_PROVIDED MATERIAL_:
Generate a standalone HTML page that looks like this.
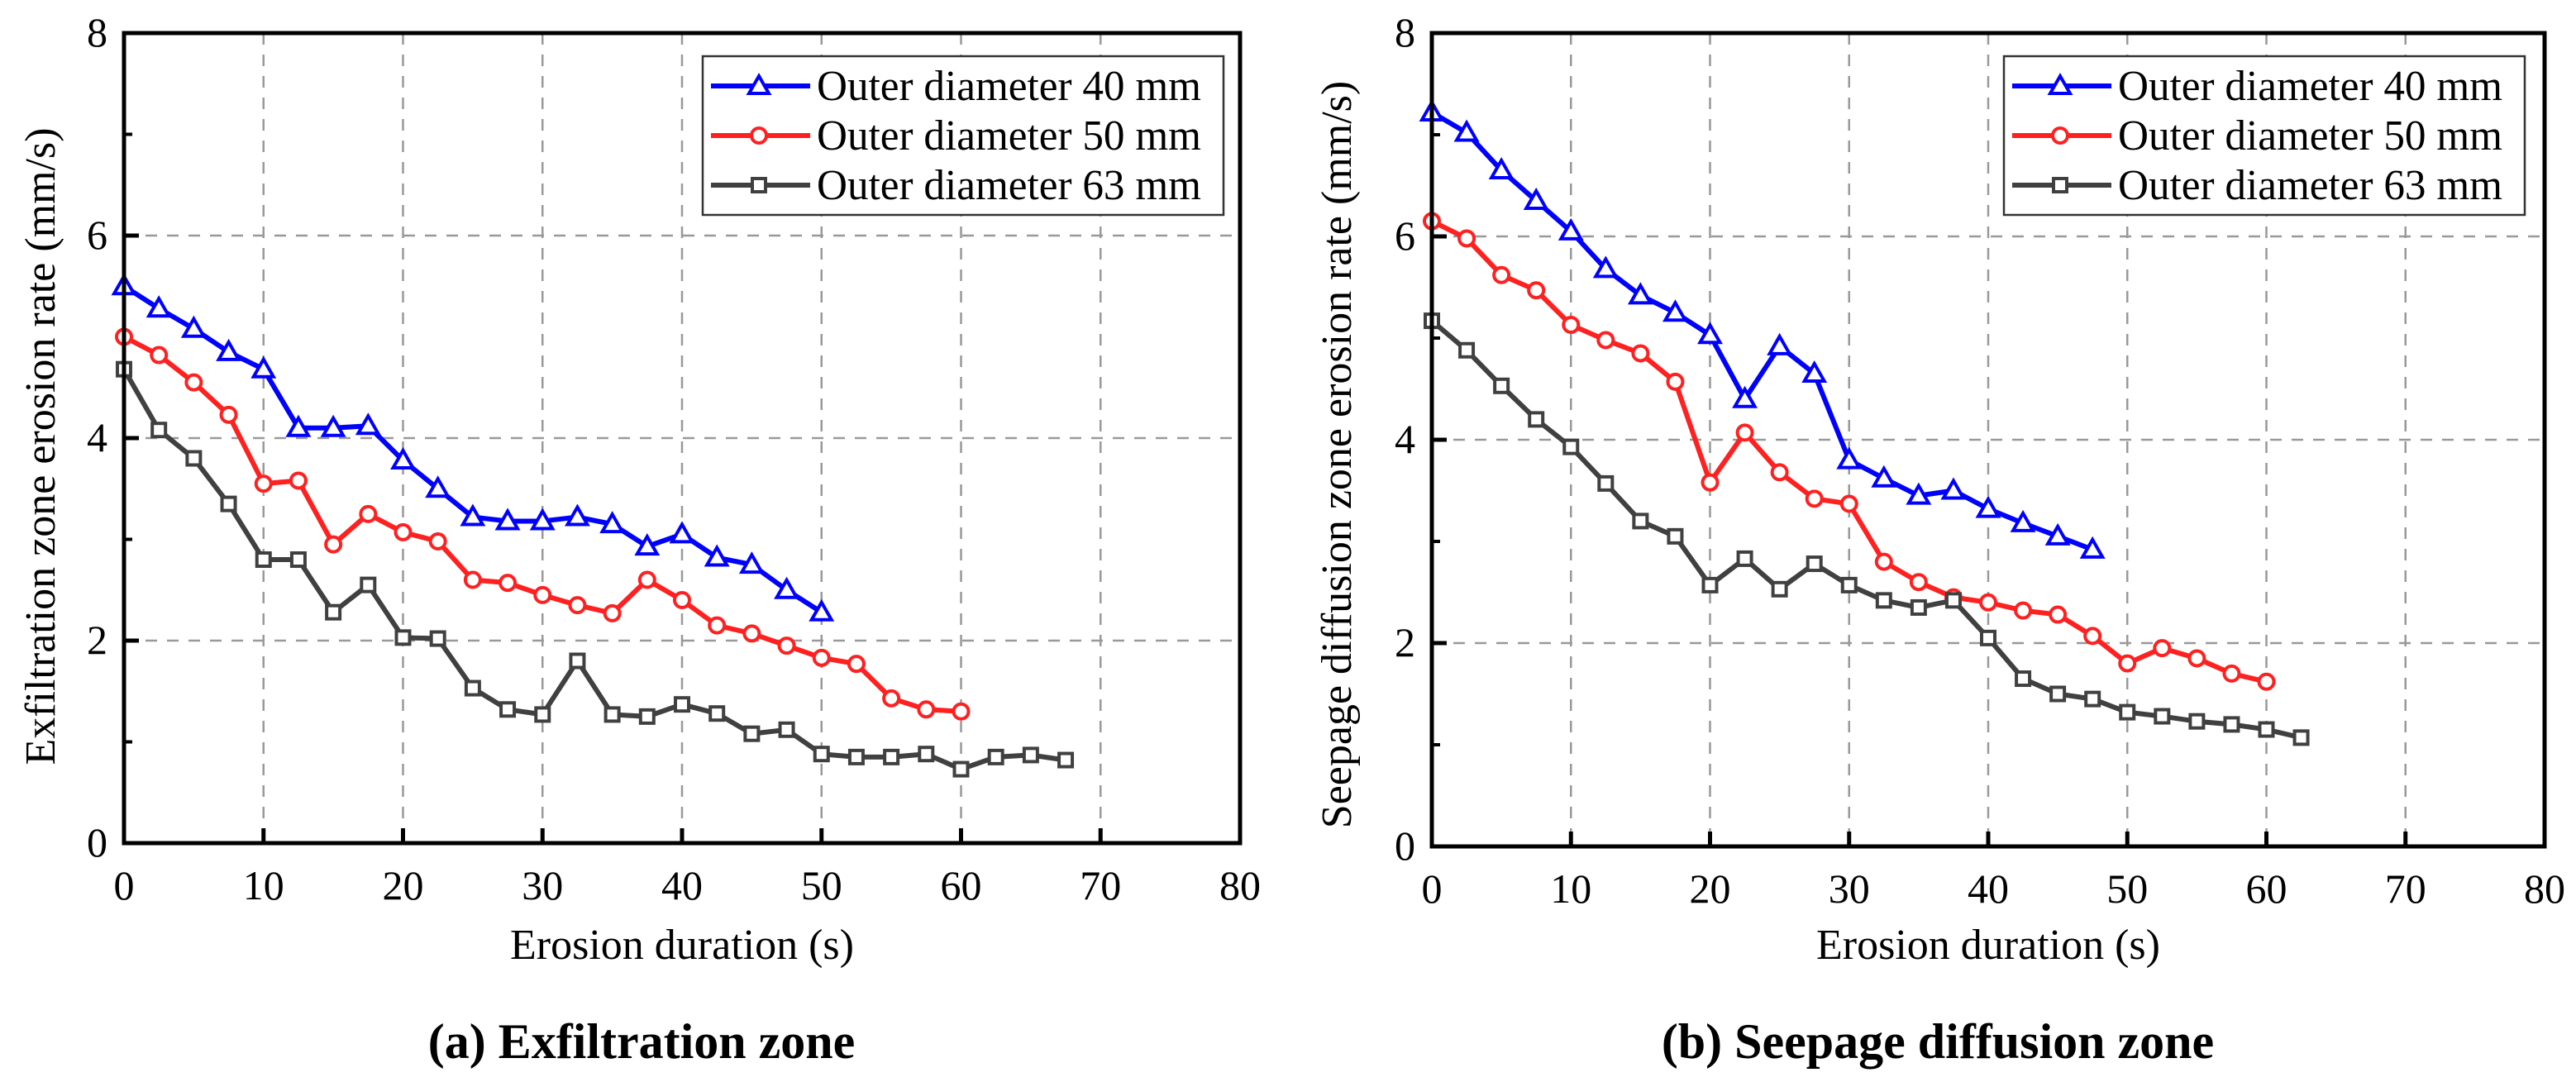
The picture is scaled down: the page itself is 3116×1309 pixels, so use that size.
<!DOCTYPE html>
<html><head><meta charset="utf-8"><style>
html,body{margin:0;padding:0;background:#fff;}
svg{display:block;}
svg text{font-family:"Liberation Serif","Times New Roman",serif;}
</style></head><body>
<svg id="fig" width="3116" height="1309" viewBox="0 0 3116 1309" xmlns="http://www.w3.org/2000/svg" font-family="Liberation Serif, serif"></svg>
<script>
const xTicks=[0,10,20,30,40,50,60,70,80];
const yTicks=[0,2,4,6,8];
const legendLabels=["Outer diameter 40 mm","Outer diameter 50 mm","Outer diameter 63 mm"];
const step=2.5;
const a40=[5.5,5.28,5.08,4.85,4.68,4.1,4.1,4.12,3.78,3.5,3.22,3.18,3.18,3.22,3.15,2.93,3.05,2.82,2.75,2.5,2.28];
const a50=[5.0,4.82,4.55,4.23,3.55,3.58,2.95,3.25,3.07,2.98,2.6,2.57,2.45,2.35,2.27,2.6,2.4,2.15,2.07,1.95,1.83,1.77,1.43,1.32,1.3];
const a63=[4.68,4.08,3.8,3.35,2.8,2.8,2.28,2.55,2.03,2.02,1.53,1.32,1.27,1.8,1.27,1.25,1.37,1.28,1.08,1.12,0.88,0.85,0.85,0.88,0.73,0.85,0.87,0.82];
const b40=[7.22,7.02,6.65,6.35,6.05,5.68,5.42,5.25,5.03,4.4,4.92,4.65,3.8,3.62,3.45,3.5,3.32,3.18,3.05,2.92];
const b50=[6.15,5.98,5.62,5.47,5.13,4.98,4.85,4.57,3.58,4.07,3.68,3.42,3.37,2.8,2.6,2.45,2.4,2.32,2.28,2.07,1.8,1.95,1.85,1.7,1.62];
const b63=[5.17,4.88,4.53,4.2,3.93,3.57,3.2,3.05,2.57,2.83,2.53,2.78,2.57,2.42,2.35,2.42,2.05,1.65,1.5,1.45,1.32,1.28,1.23,1.2,1.15,1.07];

const NS="http://www.w3.org/2000/svg";
const svg=document.getElementById('fig');
function mk(tag,attrs,parent){const e=document.createElementNS(NS,tag);for(const k in attrs)e.setAttribute(k,attrs[k]);(parent||svg).appendChild(e);return e;}
const colors=["#0000ff","#ff2020","#404040"];
const markers=["tri","circ","sq"];
const FF="Liberation Serif, serif";

function marker(g,type,x,y,c){
  let e;
  if(type==="tri"){e=mk('polygon',{points:`${x},${y-12} ${x+12},${y+9} ${x-12},${y+9}`,fill:'#fff',stroke:c,'stroke-width':4},g);}
  else if(type==="circ"){e=mk('circle',{cx:x,cy:y,r:9,fill:'#fff',stroke:c,'stroke-width':4},g);}
  else {e=mk('rect',{x:x-8,y:y-8,width:16,height:16,fill:'#fff',stroke:c,'stroke-width':4},g);}
  return e;
}

function panel(p){
  const g=mk('g',{});
  
  
  const X=v=>p.x0+(v-0)/80*(p.x1-p.x0);
  const Y=v=>p.y0-(v/8)*(p.y0-p.y1);
  xTicks.slice(1,-1).forEach(t=>{const l=mk('line',{x1:X(t),x2:X(t),y1:p.y1,y2:p.y0,stroke:'#999','stroke-width':2.5,'stroke-dasharray':'14,12'},g);});
  yTicks.slice(1,-1).forEach(t=>{const l=mk('line',{x1:p.x0,x2:p.x1,y1:Y(t),y2:Y(t),stroke:'#999','stroke-width':2.5,'stroke-dasharray':'14,12'},g);});
  xTicks.forEach(t=>{mk('line',{x1:X(t),x2:X(t),y1:p.y0,y2:p.y0-18,stroke:'#000','stroke-width':5},g);
    const tx=mk('text',{x:X(t),y:p.y0+68,'font-size':50,'font-family':FF,'text-anchor':'middle',fill:'#000'},g);tx.textContent=t;
    });
  yTicks.forEach(t=>{mk('line',{x1:p.x0,x2:p.x0+18,y1:Y(t),y2:Y(t),stroke:'#000','stroke-width':5},g);
    const ty=mk('text',{x:p.x0-20,y:Y(t)+16,'font-size':50,'font-family':FF,'text-anchor':'end',fill:'#000'},g);ty.textContent=t;
    });
  [1,3,5,7].forEach(t=>mk('line',{x1:p.x0,x2:p.x0+10,y1:Y(t),y2:Y(t),stroke:'#000','stroke-width':4},g));
  p.series.forEach((s,i)=>{
    const sg=mk('g',{},g);
    
    
    const pts=s.map((v,j)=>X(j*step)+','+Y(v)).join(' ');
    mk('polyline',{points:pts,fill:'none',stroke:colors[i],'stroke-width':6,'stroke-linejoin':'round'},sg);
    s.forEach((v,j)=>{const m=marker(sg,markers[i],X(j*step),Y(v),colors[i]);
      });
  });
  const fr=mk('rect',{x:p.x0,y:p.y1,width:p.x1-p.x0,height:p.y0-p.y1,fill:'none',stroke:'#000','stroke-width':5},g);
  
  const lg=mk('g',{},g);
  
  mk('rect',{x:p.lx,y:68,width:630,height:192,fill:'#fff',stroke:'#333','stroke-width':2.5},lg);
  legendLabels.forEach((lab,i)=>{
    const cy=104+i*60;
    const e=mk('g',{},lg);
    
    mk('line',{x1:p.lx+10,x2:p.lx+130,y1:cy,y2:cy,stroke:colors[i],'stroke-width':6},e);
    marker(e,markers[i],p.lx+68,cy,colors[i]);
    const t=mk('text',{x:p.lx+138,y:cy+17,'font-size':52,'font-family':FF,fill:'#000',textLength:465,lengthAdjust:'spacingAndGlyphs'},e);
    t.textContent=lab;
  });
  const xt=mk('text',{x:(p.x0+p.x1)/2,y:1160,'font-size':52,'font-family':FF,'text-anchor':'middle',fill:'#000'},g);
  xt.textContent="Erosion duration (s)";
  const yt=mk('text',{x:0,y:0,'font-size':52,'font-family':FF,'text-anchor':'middle',fill:'#000',transform:`translate(${p.ytx},${p.yty}) rotate(-90)`},g);
  yt.textContent=p.ytitle;
  const cap=mk('text',{x:p.capx,y:1280,'font-size':60,'font-family':FF,'font-weight':'bold','text-anchor':'middle',fill:'#000'},g);
  cap.textContent=p.caption;
}
panel({name:'panel-a-exfiltration',x0:150,x1:1500,y0:1020,y1:40,series:[a40,a50,a63],lx:850,
  ytitle:"Exfiltration zone erosion rate (mm/s)",ytx:66,yty:540,caption:"(a) Exfiltration zone",capx:776});
panel({name:'panel-b-seepage',x0:1732,x1:3078,y0:1024,y1:40,series:[b40,b50,b63],lx:2424,
  ytitle:"Seepage diffusion zone erosion rate (mm/s)",ytx:1634,yty:550,caption:"(b) Seepage diffusion zone",capx:2344});
</script>
</body></html>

_TASK_: Quote the material exactly. Pictures stay out.

_EXERCISE RESULT_:
Generate a standalone HTML page that looks like this.
The picture is scaled down: the page itself is 3116×1309 pixels, so use that size.
<!DOCTYPE html>
<html><head><meta charset="utf-8"><style>
html,body{margin:0;padding:0;background:#fff;}
svg{display:block;}
svg text{font-family:"Liberation Serif","Times New Roman",serif;}
</style></head><body>
<svg id="fig" width="3116" height="1309" viewBox="0 0 3116 1309" xmlns="http://www.w3.org/2000/svg" font-family="Liberation Serif, serif"></svg>
<script>
const xTicks=[0,10,20,30,40,50,60,70,80];
const yTicks=[0,2,4,6,8];
const legendLabels=["Outer diameter 40 mm","Outer diameter 50 mm","Outer diameter 63 mm"];
const step=2.5;
const a40=[5.5,5.28,5.08,4.85,4.68,4.1,4.1,4.12,3.78,3.5,3.22,3.18,3.18,3.22,3.15,2.93,3.05,2.82,2.75,2.5,2.28];
const a50=[5.0,4.82,4.55,4.23,3.55,3.58,2.95,3.25,3.07,2.98,2.6,2.57,2.45,2.35,2.27,2.6,2.4,2.15,2.07,1.95,1.83,1.77,1.43,1.32,1.3];
const a63=[4.68,4.08,3.8,3.35,2.8,2.8,2.28,2.55,2.03,2.02,1.53,1.32,1.27,1.8,1.27,1.25,1.37,1.28,1.08,1.12,0.88,0.85,0.85,0.88,0.73,0.85,0.87,0.82];
const b40=[7.22,7.02,6.65,6.35,6.05,5.68,5.42,5.25,5.03,4.4,4.92,4.65,3.8,3.62,3.45,3.5,3.32,3.18,3.05,2.92];
const b50=[6.15,5.98,5.62,5.47,5.13,4.98,4.85,4.57,3.58,4.07,3.68,3.42,3.37,2.8,2.6,2.45,2.4,2.32,2.28,2.07,1.8,1.95,1.85,1.7,1.62];
const b63=[5.17,4.88,4.53,4.2,3.93,3.57,3.2,3.05,2.57,2.83,2.53,2.78,2.57,2.42,2.35,2.42,2.05,1.65,1.5,1.45,1.32,1.28,1.23,1.2,1.15,1.07];

const NS="http://www.w3.org/2000/svg";
const svg=document.getElementById('fig');
function mk(tag,attrs,parent){const e=document.createElementNS(NS,tag);for(const k in attrs)e.setAttribute(k,attrs[k]);(parent||svg).appendChild(e);return e;}
const colors=["#0000ff","#ff2020","#404040"];
const markers=["tri","circ","sq"];
const FF="Liberation Serif, serif";

function marker(g,type,x,y,c){
  let e;
  if(type==="tri"){e=mk('polygon',{points:`${x},${y-12} ${x+12},${y+9} ${x-12},${y+9}`,fill:'#fff',stroke:c,'stroke-width':4},g);}
  else if(type==="circ"){e=mk('circle',{cx:x,cy:y,r:9,fill:'#fff',stroke:c,'stroke-width':4},g);}
  else {e=mk('rect',{x:x-8,y:y-8,width:16,height:16,fill:'#fff',stroke:c,'stroke-width':4},g);}
  return e;
}

function panel(p){
  const g=mk('g',{});
  
  
  const X=v=>p.x0+(v-0)/80*(p.x1-p.x0);
  const Y=v=>p.y0-(v/8)*(p.y0-p.y1);
  xTicks.slice(1,-1).forEach(t=>{const l=mk('line',{x1:X(t),x2:X(t),y1:p.y1,y2:p.y0,stroke:'#999','stroke-width':2.5,'stroke-dasharray':'14,12'},g);});
  yTicks.slice(1,-1).forEach(t=>{const l=mk('line',{x1:p.x0,x2:p.x1,y1:Y(t),y2:Y(t),stroke:'#999','stroke-width':2.5,'stroke-dasharray':'14,12'},g);});
  xTicks.forEach(t=>{mk('line',{x1:X(t),x2:X(t),y1:p.y0,y2:p.y0-18,stroke:'#000','stroke-width':5},g);
    const tx=mk('text',{x:X(t),y:p.y0+68,'font-size':50,'font-family':FF,'text-anchor':'middle',fill:'#000'},g);tx.textContent=t;
    });
  yTicks.forEach(t=>{mk('line',{x1:p.x0,x2:p.x0+18,y1:Y(t),y2:Y(t),stroke:'#000','stroke-width':5},g);
    const ty=mk('text',{x:p.x0-20,y:Y(t)+16,'font-size':50,'font-family':FF,'text-anchor':'end',fill:'#000'},g);ty.textContent=t;
    });
  [1,3,5,7].forEach(t=>mk('line',{x1:p.x0,x2:p.x0+10,y1:Y(t),y2:Y(t),stroke:'#000','stroke-width':4},g));
  p.series.forEach((s,i)=>{
    const sg=mk('g',{},g);
    
    
    const pts=s.map((v,j)=>X(j*step)+','+Y(v)).join(' ');
    mk('polyline',{points:pts,fill:'none',stroke:colors[i],'stroke-width':6,'stroke-linejoin':'round'},sg);
    s.forEach((v,j)=>{const m=marker(sg,markers[i],X(j*step),Y(v),colors[i]);
      });
  });
  const fr=mk('rect',{x:p.x0,y:p.y1,width:p.x1-p.x0,height:p.y0-p.y1,fill:'none',stroke:'#000','stroke-width':5},g);
  
  const lg=mk('g',{},g);
  
  mk('rect',{x:p.lx,y:68,width:630,height:192,fill:'#fff',stroke:'#333','stroke-width':2.5},lg);
  legendLabels.forEach((lab,i)=>{
    const cy=104+i*60;
    const e=mk('g',{},lg);
    
    mk('line',{x1:p.lx+10,x2:p.lx+130,y1:cy,y2:cy,stroke:colors[i],'stroke-width':6},e);
    marker(e,markers[i],p.lx+68,cy,colors[i]);
    const t=mk('text',{x:p.lx+138,y:cy+17,'font-size':52,'font-family':FF,fill:'#000',textLength:465,lengthAdjust:'spacingAndGlyphs'},e);
    t.textContent=lab;
  });
  const xt=mk('text',{x:(p.x0+p.x1)/2,y:1160,'font-size':52,'font-family':FF,'text-anchor':'middle',fill:'#000'},g);
  xt.textContent="Erosion duration (s)";
  const yt=mk('text',{x:0,y:0,'font-size':52,'font-family':FF,'text-anchor':'middle',fill:'#000',transform:`translate(${p.ytx},${p.yty}) rotate(-90)`},g);
  yt.textContent=p.ytitle;
  const cap=mk('text',{x:p.capx,y:1280,'font-size':60,'font-family':FF,'font-weight':'bold','text-anchor':'middle',fill:'#000'},g);
  cap.textContent=p.caption;
}
panel({name:'panel-a-exfiltration',x0:150,x1:1500,y0:1020,y1:40,series:[a40,a50,a63],lx:850,
  ytitle:"Exfiltration zone erosion rate (mm/s)",ytx:66,yty:540,caption:"(a) Exfiltration zone",capx:776});
panel({name:'panel-b-seepage',x0:1732,x1:3078,y0:1024,y1:40,series:[b40,b50,b63],lx:2424,
  ytitle:"Seepage diffusion zone erosion rate (mm/s)",ytx:1634,yty:550,caption:"(b) Seepage diffusion zone",capx:2344});
</script>
</body></html>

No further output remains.